The third choice is to view Saturn’s hexagon
Saturn’s hexagon is a strange pattern of clouds formed around the North Pole of the planet. The clouds are in the shape of a hexagon. Not so much is known about these clouds. During its mission so far, Cassini has not been able to get very close to them. It was able to see that the clouds change colour. However, they don’t know why this happened. Now at the end of the Cassini mission, it could be the chance to find out more about this strange shape on Saturn.
13-15 years old: The lakes of Titan
Authors: Anirudhh Ramesh, Jakub Filcak
The largest of Saturn’s moons, Titan has long been an object of fascination to the scientific community. It is with good reason, as this moon could provide us with scientific insights into potential extraterrestrial life and a further understanding of the processes which would have played a key part in the formation of Earth’s biosphere, early in its life.
Titan has a dense atmosphere composed of nitrogen (98.4%), methane (1.4%) and hydrogen (0.1-0.2%), one of few atmospheres in our solar system to primarily be composed of nitrogen. The pressure of the atmosphere, being 1.6 bars, is not completely dissimilar to our own, of 1 bar. Due to the relative abundance of methane in Titan’s atmosphere, haze- a state of matter that occurs when light photons break up the gaseous methane- is common. Like the smog on Earth, this has made it difficult to observe the happenings on Titan’s surface and a significant amount of the information we have today was only uncovered after the Huygens probe landed on it in 2005.

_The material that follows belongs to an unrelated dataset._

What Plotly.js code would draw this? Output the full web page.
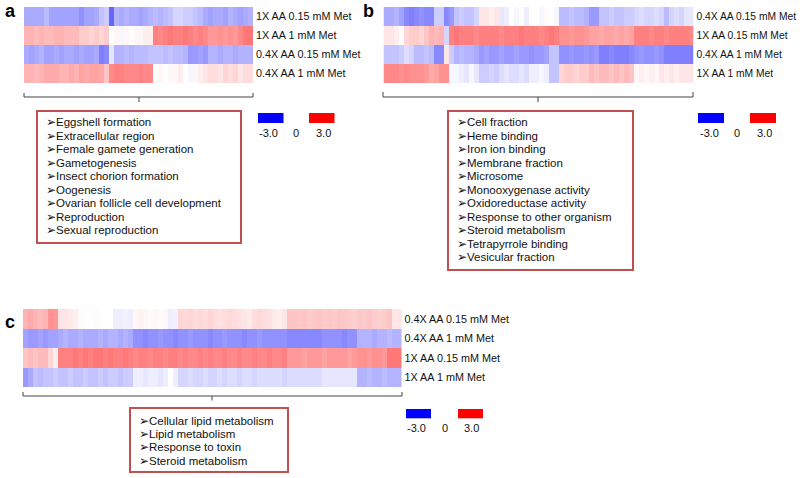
<!DOCTYPE html>
<html><head><meta charset="utf-8">
<script src="https://cdn.plot.ly/plotly-3.0.1.min.js"></script>
<style>html,body{margin:0;padding:0;background:#fff}#chart{width:800px;height:478px}</style>
</head><body><div id="chart"></div>
<script>
// ---------------- DATA ----------------
const rowsA = ["1X AA 0.15 mM Met", "1X AA 1 mM Met", "0.4X AA 0.15 mM Met", "0.4X AA 1 mM Met"];
const rowsB = ["0.4X AA 0.15 mM Met", "1X AA 0.15 mM Met", "0.4X AA 1 mM Met", "1X AA 1 mM Met"];
const rowsC = ["0.4X AA 0.15 mM Met", "0.4X AA 1 mM Met", "1X AA 0.15 mM Met", "1X AA 1 mM Met"];

const a1 = [-1.0,-1.0,-1.0,-1.0,-0.8,-1.1,-1.1,-1.1,-1.1,-1.1,-1.1,-1.3,-1.1,-1.1,-1.0,-0.7,-0.6,-1.8,-0.9,-1.0,-0.9,-1.0,-1.0,-1.1,-1.0,-0.9,-0.8,-0.9,-0.8,-0.7,-0.5,-0.5,-0.6,-0.6,-0.7,-0.8,-1.0,-1.1,-1.0,-1.0,-1.1,-0.9,-1.0,-1.1,-1.0,-0.9];
const a2 = [0.9,0.9,0.8,0.9,0.8,0.8,0.9,0.9,0.8,0.8,0.8,0.6,0.6,0.5,0.6,0.5,0.6,0.0,0.1,-0.1,0.1,0.0,0.1,0.1,0.2,0.2,1.5,1.4,1.5,1.6,1.5,1.5,1.6,1.5,1.4,1.5,1.4,1.2,1.2,1.3,1.2,1.3,1.2,1.4,1.6,1.6];
const a3 = [-1.0,-1.1,-1.0,-0.9,-1.1,-1.1,-1.0,-1.1,-1.0,-1.0,-1.1,-1.0,-1.1,-1.1,-1.0,-1.5,-1.4,-0.3,-0.9,-0.9,-0.8,-0.9,-0.8,-0.8,-0.8,-0.7,-0.7,-0.7,-0.8,-0.7,-0.8,-0.8,-0.9,-1.2,-1.2,-1.1,-1.2,-0.9,-0.9,-1.0,-0.9,-0.9,-1.0,-0.9,-0.9,-0.9];
const a4 = [0.9,0.9,0.8,0.9,1.0,1.0,1.0,0.9,0.9,1.0,0.9,1.1,1.0,1.1,1.1,1.0,0.7,1.4,1.5,1.5,1.4,1.4,1.4,1.5,1.4,1.4,0.0,0.1,0.0,0.1,0.1,0.2,0.0,-0.1,0.1,0.2,0.3,0.4,0.4,0.3,0.5,0.4,0.5,0.3,0.4,0.4];

const b1 = [-1.0,-1.0,-0.9,-1.1,-1.4,-1.5,-1.4,-1.3,-1.4,-1.4,-0.6,-0.6,-1.4,-1.2,-0.7,-0.6,-0.7,-0.7,-0.5,0.3,0.3,0.2,0.3,-0.3,-0.2,0.0,-0.1,0.0,-0.2,0.0,0.0,-0.1,0.05,0.0,-0.1,-0.8,-0.8,-0.7,-0.8,-0.8,-0.9,-1.2,-1.2,-0.7,-0.7,-0.6,-0.7,-0.7,-0.6,-0.6,-0.5,-0.4,-0.5,-0.5,-0.4,-0.5,-0.8,-0.5,-0.4,-0.5,-0.3,-0.3];
const b2 = [0.3,0.3,0.2,0.0,0.5,0.6,0.6,0.5,0.7,0.9,0.8,0.9,-0.5,1.5,1.6,1.5,1.5,1.5,1.4,1.5,1.5,1.5,1.5,1.4,1.5,1.5,1.5,1.6,1.5,1.5,1.5,1.4,1.5,1.6,1.5,1.3,1.3,1.2,1.3,1.3,1.2,1.1,1.1,1.0,1.1,1.1,1.0,1.1,1.0,1.1,1.5,1.5,1.5,1.4,1.5,1.5,1.4,1.5,1.5,1.5,1.5,1.4];
const b3 = [-0.7,-0.7,-0.7,-0.6,-0.4,-0.5,-0.8,-0.8,-0.7,-0.8,-1.4,-1.4,0.3,-0.6,-0.9,-0.8,-0.9,-0.9,-1.0,-1.2,-1.1,-1.2,-1.2,-1.1,-1.2,-1.2,-1.1,-1.2,-1.2,-1.3,-1.2,-1.2,-1.1,-0.7,-0.7,-1.3,-1.3,-1.2,-1.3,-1.3,-1.2,-1.3,-1.2,-1.5,-1.5,-1.4,-1.5,-1.5,-1.5,-1.4,-1.3,-1.2,-1.3,-1.3,-1.2,-1.3,-1.5,-1.5,-1.5,-1.5,-1.5,-1.5];
const b4 = [1.4,1.4,1.4,1.3,1.4,1.3,1.3,1.3,1.2,1.0,1.1,1.3,1.3,-0.1,-0.1,-0.2,-0.3,-0.1,-0.3,-0.6,-0.6,-0.5,-0.6,-0.4,-0.3,-0.4,-0.4,-0.3,-0.4,-0.2,-0.2,-0.1,-0.2,-0.7,-0.7,0.5,0.6,0.6,0.5,0.6,0.6,0.8,0.7,0.8,0.8,0.7,0.8,0.7,0.8,0.7,0.1,0.2,0.1,0.2,0.1,0.3,0.2,0.3,0.2,0.3,0.3,0.3];

const c1 = [0.9,1.0,0.9,0.8,0.9,1.3,1.2,0.3,0.3,0.25,0.2,0.05,0.0,0.0,0.05,0.0,0.0,0.0,-0.2,-0.2,-0.15,-0.2,0.1,0.15,0.1,0.05,0.1,0.05,0.1,-0.2,-0.15,0.5,0.45,0.5,0.4,0.45,0.4,0.5,0.4,0.35,0.4,0.45,0.4,0.35,0.3,0.25,0.4,0.45,0.4,0.35,0.25,0.2,0.3,0.7,0.7,0.65,0.7,0.6,0.65,0.7,0.6,0.65,0.6,0.7,0.65,0.6,0.55,0.65,0.6,0.7,0.6,0.55,0.6,0.7,0.3,0.3];
const c2 = [-1.1,-1.2,-1.2,-1.1,-1.2,-1.1,-1.1,-1.0,-0.9,-1.0,-1.0,-0.9,-1.0,-1.0,-1.0,-0.9,-1.0,-0.9,-0.9,-1.0,-0.9,-1.0,-1.3,-1.3,-1.4,-1.3,-1.3,-1.2,-1.3,-1.3,-1.4,-1.3,-1.3,-1.2,-1.3,-1.3,-1.3,-1.4,-1.3,-1.3,-1.2,-1.3,-1.3,-1.3,-1.4,-1.3,-1.3,-1.2,-1.3,-1.3,-1.3,-1.3,-1.3,-1.4,-1.4,-1.4,-1.4,-1.4,-1.4,-1.4,-1.3,-1.3,-1.3,-1.3,-1.4,-1.3,-1.3,-0.9,-0.9,-0.9,-1.0,-0.9,-0.9,-0.8,-0.9,-0.9];
const c3 = [0.7,0.8,0.7,0.8,0.8,0.5,0.2,1.5,1.5,1.5,1.6,1.5,1.6,1.5,1.6,1.6,1.5,1.6,1.5,1.5,1.6,1.5,1.4,1.5,1.5,1.4,1.5,1.5,1.4,1.5,1.5,1.4,1.5,1.4,1.4,1.5,1.4,1.5,1.4,1.4,1.5,1.4,1.4,1.5,1.4,1.4,1.5,1.4,1.4,1.5,1.4,1.4,1.5,1.2,1.2,1.2,1.1,1.2,1.2,1.2,1.1,1.2,1.2,1.2,1.2,1.1,1.2,1.3,1.3,1.2,1.3,1.3,1.2,1.6,1.6,1.6];
const c4 = [-1.2,-1.0,-0.7,-0.8,-0.7,-0.7,-0.6,-0.7,-0.7,-0.6,-0.7,-0.7,-0.6,-0.7,-0.7,-0.6,-0.7,-0.6,-0.6,-0.7,-0.6,-0.6,-0.2,-0.2,-0.3,-0.2,-0.2,-0.3,-0.2,0.0,-0.2,-0.5,-0.5,-0.4,-0.5,-0.5,-0.4,-0.5,-0.5,-0.4,-0.5,-0.4,-0.4,-0.5,-0.4,-0.4,-0.5,-0.4,-0.4,-0.4,-0.4,-0.4,-0.5,-0.4,-0.4,-0.4,-0.4,-0.4,-0.4,-0.4,-0.3,-0.3,-0.3,-0.3,-0.3,-0.3,-0.3,-0.9,-0.9,-0.8,-0.9,-0.9,-0.8,-0.9,-0.9,-0.9];

const termsA = ["Eggshell formation","Extracellular region","Female gamete generation","Gametogenesis","Insect chorion formation","Oogenesis","Ovarian follicle cell development","Reproduction","Sexual reproduction"];
const termsB = ["Cell fraction","Heme binding","Iron ion binding","Membrane fraction","Microsome","Monooxygenase activity","Oxidoreductase activity","Response to other organism","Steroid metabolism","Tetrapyrrole binding","Vesicular fraction"];
const termsC = ["Cellular lipid metabolism","Lipid metabolism","Response to toxin","Steroid metabolism"];

const scaleLabels = ["-3.0", "0", "3.0"];
const zMin = -3, zMax = 3;

// ---------------- LAYOUT ----------------
const W = 800, H = 478;
const px = x => x / W;
const py = y => 1 - y / H;
const FONT = "Liberation Sans, Arial, Helvetica, sans-serif";
const cs = [[0, "#0000ff"], [0.5, "#ffffff"], [1, "#ff0000"]];

const idx = n => Array.from({length: n}, (_, i) => i);

function hm(rows, data, xa, ya) {
  return {type: "heatmap", z: data, x: idx(data[0].length), y: idx(rows.length),
    colorscale: cs, zmin: zMin, zmax: zMax, showscale: false, hoverinfo: "skip",
    xaxis: xa, yaxis: ya, zsmooth: false};
}
const traces = [
  hm(rowsA, [a1, a2, a3, a4], "x", "y"),
  hm(rowsB, [b1, b2, b3, b4], "x2", "y2"),
  hm(rowsC, [c1, c2, c3, c4], "x3", "y3")
];

function xax(x0, x1) { return {domain: [px(x0), px(x1)], visible: false, fixedrange: true}; }
function yax(rows, y0, y1, anchor, fs) {
  return {domain: [py(y1), py(y0)], anchor: anchor, side: "right", autorange: "reversed",
    tickvals: idx(rows.length), ticktext: rows, ticks: "", ticklabelstandoff: 2, showgrid: false, zeroline: false,
    showline: false, tickfont: {family: FONT, size: fs, color: "#111"}, fixedrange: true};
}

const shapes = [], annotations = [];
const lineCol = "#444";
function bracket(x0, x1, xm, y, rise, drop) {
  shapes.push({type: "path", xref: "paper", yref: "paper",
    path: `M ${px(x0)} ${py(y - rise)} L ${px(x0)} ${py(y)} L ${px(x1)} ${py(y)} L ${px(x1)} ${py(y - rise)}`,
    line: {color: lineCol, width: 1}});
  shapes.push({type: "line", xref: "paper", yref: "paper", x0: px(xm), x1: px(xm), y0: py(y), y1: py(y + drop),
    line: {color: lineCol, width: 1}});
}
function box(x0, y0, x1, y1, terms, tx, ty0, dy) {
  shapes.push({type: "rect", xref: "paper", yref: "paper", x0: px(x0), x1: px(x1), y0: py(y1), y1: py(y0),
    line: {color: "#c0504d", width: 2}, fillcolor: "rgba(0,0,0,0)"});
  terms.forEach((t, i) => annotations.push({xref: "paper", yref: "paper", x: px(tx), y: py(ty0 + i * dy),
    xanchor: "left", yanchor: "middle", showarrow: false, text: "\u27A2" + t,
    font: {family: FONT, size: 11.5, color: "#111"}}));
}
function legend(bx0, rx0, y0, y1, w, labX, labY) {
  shapes.push({type: "rect", xref: "paper", yref: "paper", x0: px(bx0), x1: px(bx0 + w), y0: py(y1), y1: py(y0),
    line: {width: 0}, fillcolor: "#0000ff"});
  shapes.push({type: "rect", xref: "paper", yref: "paper", x0: px(rx0), x1: px(rx0 + w), y0: py(y1), y1: py(y0),
    line: {width: 0}, fillcolor: "#ff0000"});
  scaleLabels.forEach((s, i) => annotations.push({xref: "paper", yref: "paper", x: px(labX[i]), y: py(labY),
    xanchor: "center", yanchor: "middle", showarrow: false, text: s,
    font: {family: FONT, size: 11, color: "#111"}}));
}
function letter(t, x, y) {
  annotations.push({xref: "paper", yref: "paper", x: px(x), y: py(y), xanchor: "center", yanchor: "middle",
    showarrow: false, text: "<b>" + t + "</b>", font: {family: FONT, size: 18, color: "#000"}});
}

// panel a
bracket(24, 253, 139, 97, 4, 5);
box(37, 111, 241, 243, termsA, 44, 122.3, 13.46);
legend(258, 309, 113, 123, 25.5, [268.3, 296, 323.3], 132.7);
letter("a", 10, 11);
// panel b
bracket(383, 693, 538, 97, 5, 5);
box(448, 111, 633, 270, termsB, 455, 122.3, 13.5);
legend(698, 750, 113, 123, 26, [709.3, 737.3, 764], 132.7);
letter("b", 368, 11);
// panel c
bracket(23, 402, 212, 396, 4, 4.5);
box(130, 408, 288, 472, termsC, 137, 420.7, 13.3);
legend(406, 458, 409, 418.3, 25, [416.7, 445, 471.7], 427.7);
letter("c", 10, 322);

const layout = {
  width: W, height: H, margin: {l: 0, r: 0, t: 0, b: 0}, paper_bgcolor: "#fff", plot_bgcolor: "#fff",
  showlegend: false,
  xaxis: xax(24, 253), yaxis: yax(rowsA, 7, 83, "x", 10.8),
  xaxis2: xax(383.5, 693.5), yaxis2: yax(rowsB, 7, 83, "x2", 10.3),
  xaxis3: xax(23, 401.5), yaxis3: yax(rowsC, 309, 387, "x3", 10.8),
  shapes: shapes, annotations: annotations
};
Plotly.newPlot("chart", traces, layout, {staticPlot: true, displayModeBar: false});
</script></body></html>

This moon is equipped with a tepid core, with vast oceans of liquid water existing between the high-pressure ice mantles and the ice sheets that cover its surface. The existence of liquid water feeds into theories of organic compounds forming within the moon, but the boundless oceans may not be the most interesting secret of the astronomical titan that is Titan. On its surface, Titan’s temperature hovers around 94 kelvin, 17 kelvin below methane’s boiling point. This has allowed the formation of liquid methane lakes across Titan yet also a methane cycle analogous to the hydrological cycle on Earth, as in the formation of rain droplets due to evaporation. These unique features are same as the reasons that make Titan such an intriguing world, as it could perhaps harbour pre-biotic substances and hold key insights into the formation of rudimentary cells and compounds.
Although the nature of life on Titan will probably be different to that on Earth, it would nevertheless enhance our understanding of Earth’s primordial evolution. A closer examination of Titan’s lakes and the processes within them would also enlighten us as of the behaviour of compounds in prehistoric environments. While Titan is similar enough to Earth to provide us with significant knowledge about how these reactions would have happened, it is also diverse enough to present us with the behaviour of the reactions in an environment with certain factors changed.
In conclusion, Titan’s methane lakes could provide us with knowledge about processes that take place in an environment, with conditions comparable to those once present on Earth. It will also give us a broader view of their occurrence and their dependence on environmental factors, which could substantially aid our understanding of the origins of life. Perhaps it might put to rest a question we have been asking ourselves since humanity's conception, whether we are alone in the universe. It could also hold exciting prospects such as eventually serving as a refuelling station for future, methane-powered rockets.